EPA expects rolling release of biofuel waivers: Update

Source: By Argus Media • Posted: Thursday, April 4, 2019

Decisions on federal waivers stoking uncertainty for the biofuels and refining industries may trickle out over the coming weeks, Environmental Protection Agency (EPA) administrator Andrew Wheeler said today.

Exemptions from the Renewable Fuel Standard (RFS) for small refineries have sharply reduced obligations under the annual blending mandate program and helped to limit prices for credits fuel importers and refiners use to prove compliance with the law.

EPA expected a record 39 applications for those waivers for 2018 obligations as of late March. The agency had not yet received recommendations on the applications from the Department of Energy, Wheeler told the US House of Representatives Appropriations committee today.

“We are expecting those any day now, probably within the next couple of weeks,” Wheeler said.

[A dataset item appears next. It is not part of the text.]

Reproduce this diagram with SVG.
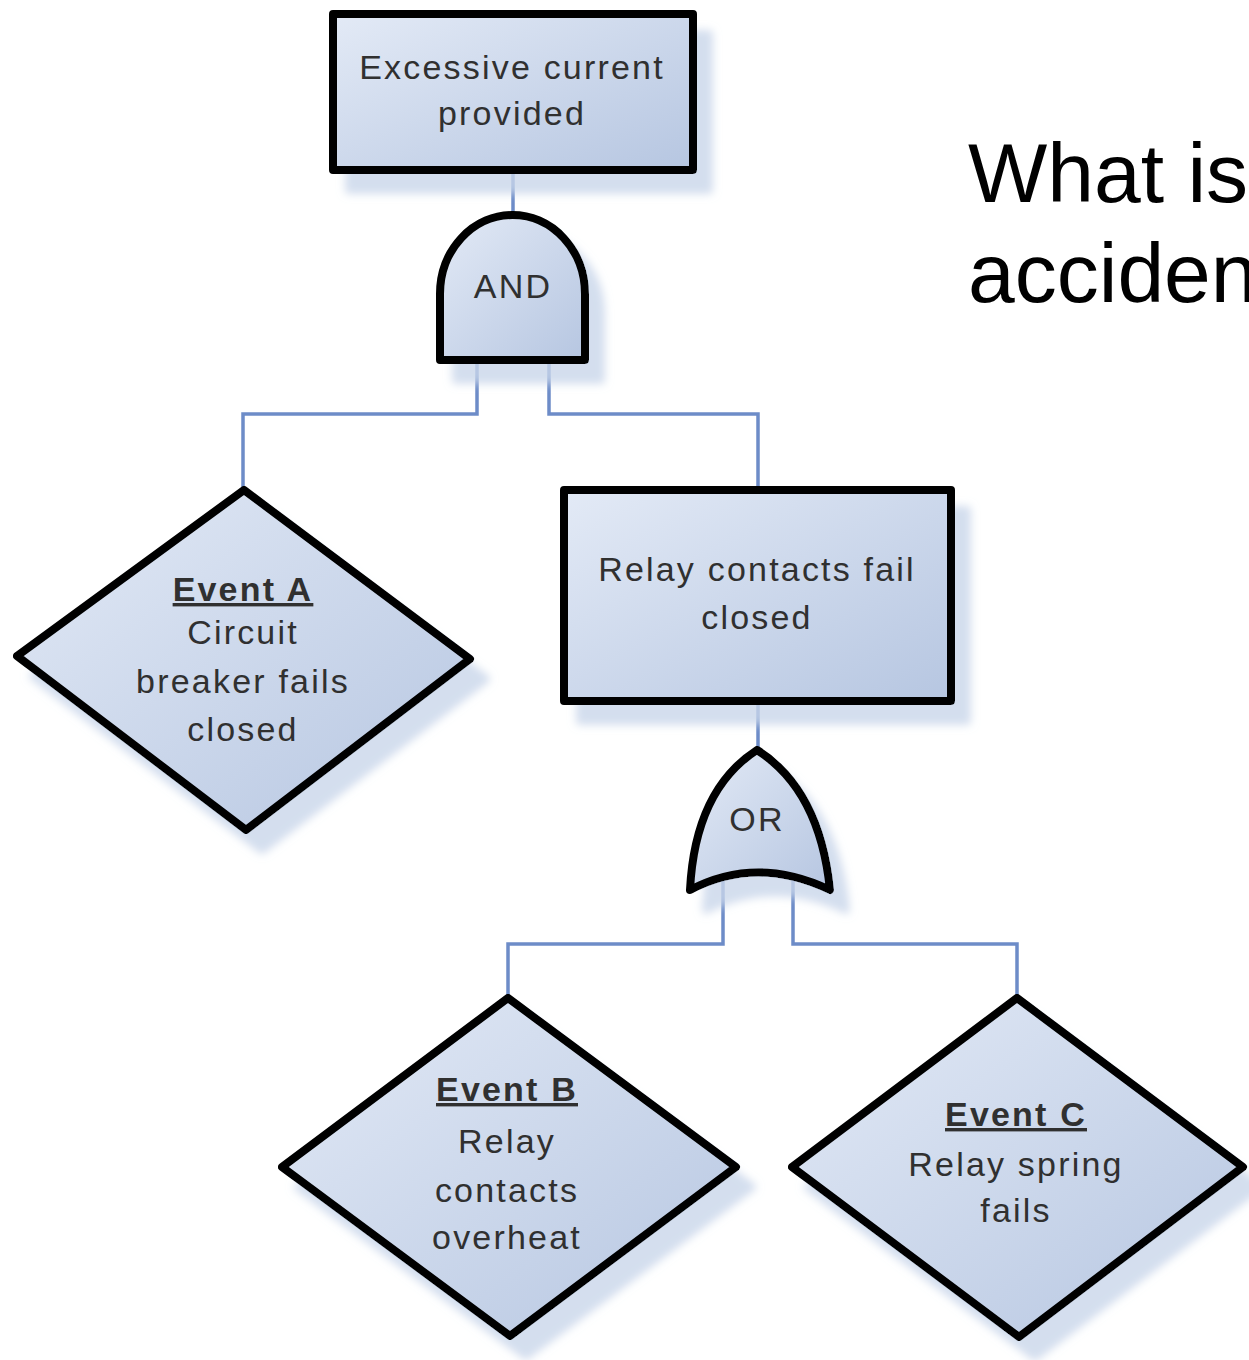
<svg xmlns="http://www.w3.org/2000/svg" width="1249" height="1360" viewBox="0 0 1249 1360">
  <defs>
    <linearGradient id="fillGrad" x1="0" y1="0" x2="1" y2="1">
      <stop offset="0" stop-color="#e3eaf6"/>
      <stop offset="1" stop-color="#b6c6e1"/>
    </linearGradient>
    <filter id="shadow" x="-20%" y="-20%" width="150%" height="150%">
      <feOffset in="SourceAlpha" dx="16" dy="20" result="off"/>
      <feGaussianBlur in="off" stdDeviation="4" result="blur"/>
      <feFlood flood-color="#c9d6ea" flood-opacity="0.8"/>
      <feComposite in2="blur" operator="in" result="sh"/>
      <feMerge>
        <feMergeNode in="sh"/>
        <feMergeNode in="SourceGraphic"/>
      </feMerge>
    </filter>
  </defs>
  <style>
    .shape { fill: url(#fillGrad); stroke: #000; stroke-width: 8; stroke-linejoin: round; filter: url(#shadow); }
    .lbl { font-family: "Liberation Sans", Arial, sans-serif; font-size: 34px; letter-spacing: 2.2px; fill: #303030; text-anchor: middle; }
    .ev { font-weight: bold; text-decoration: underline; }
    .conn { fill: none; stroke: #6d8cc8; stroke-width: 3.5; }
    .big { font-family: "Liberation Sans", Arial, sans-serif; font-size: 84px; fill: #000; }
  </style>
  <rect width="1249" height="1360" fill="#ffffff"/>

  <g id="connectors">
    <path class="conn" d="M513 170 V215"/>
    <path class="conn" d="M477 360 V414 H243 V490"/>
    <path class="conn" d="M549 360 V414 H758 V490"/>
    <path class="conn" d="M758 702 V750"/>
    <path class="conn" d="M723 878 V944 H508 V998"/>
    <path class="conn" d="M793 878 V944 H1017 V998"/>
  </g>

  <g id="top-event">
    <rect class="shape" x="333" y="14" width="360" height="156"/>
    <text class="lbl" x="512" y="79">Excessive current</text>
    <text class="lbl" x="512" y="125">provided</text>
  </g>

  <g id="and-gate">
    <path class="shape" d="M440 360 V294 A72.5 79 0 0 1 585 294 V360 Z"/>
    <text class="lbl" x="513" y="298">AND</text>
  </g>

  <g id="event-a">
    <path class="shape" d="M244 490 L470 659 L246 830 L17 656 Z"/>
    <text class="lbl ev" x="243" y="601">Event A</text>
    <text class="lbl" x="243" y="644">Circuit</text>
    <text class="lbl" x="243" y="693">breaker fails</text>
    <text class="lbl" x="243" y="741">closed</text>
  </g>

  <g id="relay-contacts">
    <rect class="shape" x="564" y="490" width="387" height="211"/>
    <text class="lbl" x="757" y="581">Relay contacts fail</text>
    <text class="lbl" x="757" y="629">closed</text>
  </g>

  <g id="or-gate">
    <path class="shape" d="M757 750 Q695 790 690 890 Q757 855 830 890 Q820 790 757 750 Z"/>
    <text class="lbl" x="757" y="831">OR</text>
  </g>

  <g id="event-b">
    <path class="shape" d="M508 998 L736 1167 L510 1336 L282 1167 Z"/>
    <text class="lbl ev" x="507" y="1101">Event B</text>
    <text class="lbl" x="507" y="1153">Relay</text>
    <text class="lbl" x="507" y="1202">contacts</text>
    <text class="lbl" x="507" y="1249">overheat</text>
  </g>

  <g id="event-c">
    <path class="shape" d="M1017 998 L1243 1167 L1019 1337 L792 1167 Z"/>
    <text class="lbl ev" x="1016" y="1126">Event C</text>
    <text class="lbl" x="1016" y="1176">Relay spring</text>
    <text class="lbl" x="1016" y="1222">fails</text>
  </g>

  <g id="question">
    <text class="big" x="968" y="202">What is</text>
    <text class="big" x="968" y="302">acciden</text>
  </g>
</svg>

Competing work on the program could further delay decisions on individual waivers, he said. The same EPA staff was responsible for a proposal to expand the sale of 15pc ethanol blends of gasoline, called E15, and changes to the market used to trade those credits, he said.

“There are five or six competing priorities,” Wheeler said. “If we get all 39 on one day, it may be hard to process all of them on one day, but will do it on a rolling basis.”

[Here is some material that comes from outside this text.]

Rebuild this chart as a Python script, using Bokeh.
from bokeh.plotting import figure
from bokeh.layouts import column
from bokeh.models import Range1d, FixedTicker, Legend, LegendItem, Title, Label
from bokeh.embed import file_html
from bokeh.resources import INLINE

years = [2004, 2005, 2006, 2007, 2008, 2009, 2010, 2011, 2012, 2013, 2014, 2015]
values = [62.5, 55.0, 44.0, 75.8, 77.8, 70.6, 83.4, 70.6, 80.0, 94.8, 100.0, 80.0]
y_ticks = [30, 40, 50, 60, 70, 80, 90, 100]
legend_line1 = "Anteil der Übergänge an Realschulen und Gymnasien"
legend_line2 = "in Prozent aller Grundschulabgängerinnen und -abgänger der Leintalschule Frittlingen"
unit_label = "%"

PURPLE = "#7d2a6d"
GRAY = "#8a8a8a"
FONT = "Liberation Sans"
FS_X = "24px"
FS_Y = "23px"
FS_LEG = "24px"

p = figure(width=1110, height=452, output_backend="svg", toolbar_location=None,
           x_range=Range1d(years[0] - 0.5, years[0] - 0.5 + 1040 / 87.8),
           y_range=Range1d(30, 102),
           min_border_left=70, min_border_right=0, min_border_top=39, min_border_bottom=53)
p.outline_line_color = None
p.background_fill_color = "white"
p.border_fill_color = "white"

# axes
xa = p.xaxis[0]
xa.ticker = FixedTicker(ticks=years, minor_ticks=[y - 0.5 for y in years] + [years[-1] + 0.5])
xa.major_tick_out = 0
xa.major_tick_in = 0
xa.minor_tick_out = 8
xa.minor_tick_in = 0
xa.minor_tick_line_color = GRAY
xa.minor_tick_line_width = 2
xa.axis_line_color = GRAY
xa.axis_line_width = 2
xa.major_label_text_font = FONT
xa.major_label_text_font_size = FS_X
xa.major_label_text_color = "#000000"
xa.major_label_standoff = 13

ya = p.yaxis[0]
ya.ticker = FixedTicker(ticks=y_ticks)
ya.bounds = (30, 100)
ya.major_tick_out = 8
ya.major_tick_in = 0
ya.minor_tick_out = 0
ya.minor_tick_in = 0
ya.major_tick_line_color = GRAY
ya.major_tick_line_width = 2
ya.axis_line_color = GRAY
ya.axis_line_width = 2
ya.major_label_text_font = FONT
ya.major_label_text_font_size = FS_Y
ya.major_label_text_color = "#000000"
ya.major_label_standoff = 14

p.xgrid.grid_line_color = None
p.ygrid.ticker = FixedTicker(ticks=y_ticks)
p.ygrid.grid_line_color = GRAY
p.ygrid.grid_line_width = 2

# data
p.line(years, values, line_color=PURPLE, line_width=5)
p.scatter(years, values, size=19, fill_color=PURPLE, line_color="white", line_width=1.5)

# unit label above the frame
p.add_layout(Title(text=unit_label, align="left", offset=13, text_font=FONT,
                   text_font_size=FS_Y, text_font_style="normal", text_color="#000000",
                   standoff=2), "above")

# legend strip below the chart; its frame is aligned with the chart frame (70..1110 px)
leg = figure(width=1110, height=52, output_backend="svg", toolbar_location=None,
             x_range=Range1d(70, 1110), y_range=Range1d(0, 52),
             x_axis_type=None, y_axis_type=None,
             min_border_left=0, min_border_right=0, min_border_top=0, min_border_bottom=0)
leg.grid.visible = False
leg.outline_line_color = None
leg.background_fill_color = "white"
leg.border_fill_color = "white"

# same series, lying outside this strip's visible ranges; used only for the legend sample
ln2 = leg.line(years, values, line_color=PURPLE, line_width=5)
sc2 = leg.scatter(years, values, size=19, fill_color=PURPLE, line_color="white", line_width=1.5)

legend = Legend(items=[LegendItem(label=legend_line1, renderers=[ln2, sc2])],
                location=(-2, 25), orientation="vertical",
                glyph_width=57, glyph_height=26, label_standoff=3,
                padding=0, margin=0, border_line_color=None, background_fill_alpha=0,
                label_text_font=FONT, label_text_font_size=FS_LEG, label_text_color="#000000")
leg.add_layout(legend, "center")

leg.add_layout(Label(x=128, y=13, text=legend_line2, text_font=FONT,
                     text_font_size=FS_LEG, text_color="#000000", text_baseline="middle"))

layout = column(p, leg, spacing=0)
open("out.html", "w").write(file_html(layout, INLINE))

RFS requires that refiners, importers and other companies each year ensure minimum volumes of renewables blend into the gasoline and diesel they add to the US transportation fuel supply. Companies prove compliance by gathering renewable identification numbers (RINs) representing each ethanol-equivalent gallon of renewable fuel blended into the US supply. Obligated parties that do not physically blend fuel purchase RINs from others.

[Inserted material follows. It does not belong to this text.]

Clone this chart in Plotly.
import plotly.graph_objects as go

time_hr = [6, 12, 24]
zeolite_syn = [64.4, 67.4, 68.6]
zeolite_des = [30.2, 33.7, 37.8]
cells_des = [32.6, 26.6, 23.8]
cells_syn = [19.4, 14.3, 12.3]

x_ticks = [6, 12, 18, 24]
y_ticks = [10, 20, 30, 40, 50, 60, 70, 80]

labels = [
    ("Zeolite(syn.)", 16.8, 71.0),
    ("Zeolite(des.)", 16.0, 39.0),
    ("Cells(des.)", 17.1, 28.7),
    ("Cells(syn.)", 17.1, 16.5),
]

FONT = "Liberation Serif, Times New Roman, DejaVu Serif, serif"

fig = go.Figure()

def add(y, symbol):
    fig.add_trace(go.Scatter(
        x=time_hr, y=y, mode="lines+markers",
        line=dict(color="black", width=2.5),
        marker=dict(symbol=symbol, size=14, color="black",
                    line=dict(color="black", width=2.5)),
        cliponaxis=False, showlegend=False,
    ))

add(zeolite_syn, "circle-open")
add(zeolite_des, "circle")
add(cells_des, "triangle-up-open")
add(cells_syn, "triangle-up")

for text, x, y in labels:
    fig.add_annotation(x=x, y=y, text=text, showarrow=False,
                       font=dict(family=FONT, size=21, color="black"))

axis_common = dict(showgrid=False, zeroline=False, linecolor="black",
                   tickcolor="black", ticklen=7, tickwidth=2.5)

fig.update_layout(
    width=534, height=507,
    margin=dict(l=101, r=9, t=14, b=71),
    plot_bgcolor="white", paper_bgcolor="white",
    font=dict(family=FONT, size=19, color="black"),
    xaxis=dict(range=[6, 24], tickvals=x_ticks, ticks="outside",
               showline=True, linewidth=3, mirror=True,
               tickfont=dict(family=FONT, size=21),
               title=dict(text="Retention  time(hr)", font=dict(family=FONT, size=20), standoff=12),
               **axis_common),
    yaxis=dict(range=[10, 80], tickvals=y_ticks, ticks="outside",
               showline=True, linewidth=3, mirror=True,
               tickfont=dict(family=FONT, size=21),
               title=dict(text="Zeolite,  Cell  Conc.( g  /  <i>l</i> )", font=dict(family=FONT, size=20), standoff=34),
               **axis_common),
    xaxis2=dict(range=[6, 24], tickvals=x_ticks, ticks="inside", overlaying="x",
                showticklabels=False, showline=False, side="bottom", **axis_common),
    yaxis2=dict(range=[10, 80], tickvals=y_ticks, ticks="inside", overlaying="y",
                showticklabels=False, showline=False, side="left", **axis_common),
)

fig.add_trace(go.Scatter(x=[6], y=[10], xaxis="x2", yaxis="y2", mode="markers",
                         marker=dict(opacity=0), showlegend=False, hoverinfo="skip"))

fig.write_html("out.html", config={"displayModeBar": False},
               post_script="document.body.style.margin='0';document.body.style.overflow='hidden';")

Congress included a waiver for refineries processing less than 75,000 b/d of crude a year and demonstrating that the program created a hardship recognized by the energy department and EPA. Because EPA has not passed these obligations on to other companies, the waivers effectively slash obligations for a given year. The current administration dramatically increased the number of refineries receiving these exemptions, waiving enough RINs to represent up to 9.4pc of obligations for 2017.

Uncertainty over the effective minimum blending limit for any given year has helped to depress RIN prices. The cost to comply with the program averaged 3.31¢/USG in the first quarter, down by more than half from the same period last year, based on Argus assessments.

The sharp uptick in waivers under President Donald Trump has angered biofuels supporters that see the agency reversing a program that was intended to increase every year. Refiners insist the EPA has finally applied the exemptions as required by statute and court decisions.

The agency treats information on individual waiver recipients as business confidential, and in past years offered only greatly delayed annual summaries of waived obligations. EPA under Wheeler now offers more regular updates about the waivers, including the number of applications and the number accepted for given compliance years. But the halting disclosures and approvals still roil the credit market. EPA continues to review one refinery application to waive 2016 requirements and another refinery application to waive 2017 requirements, the agency said.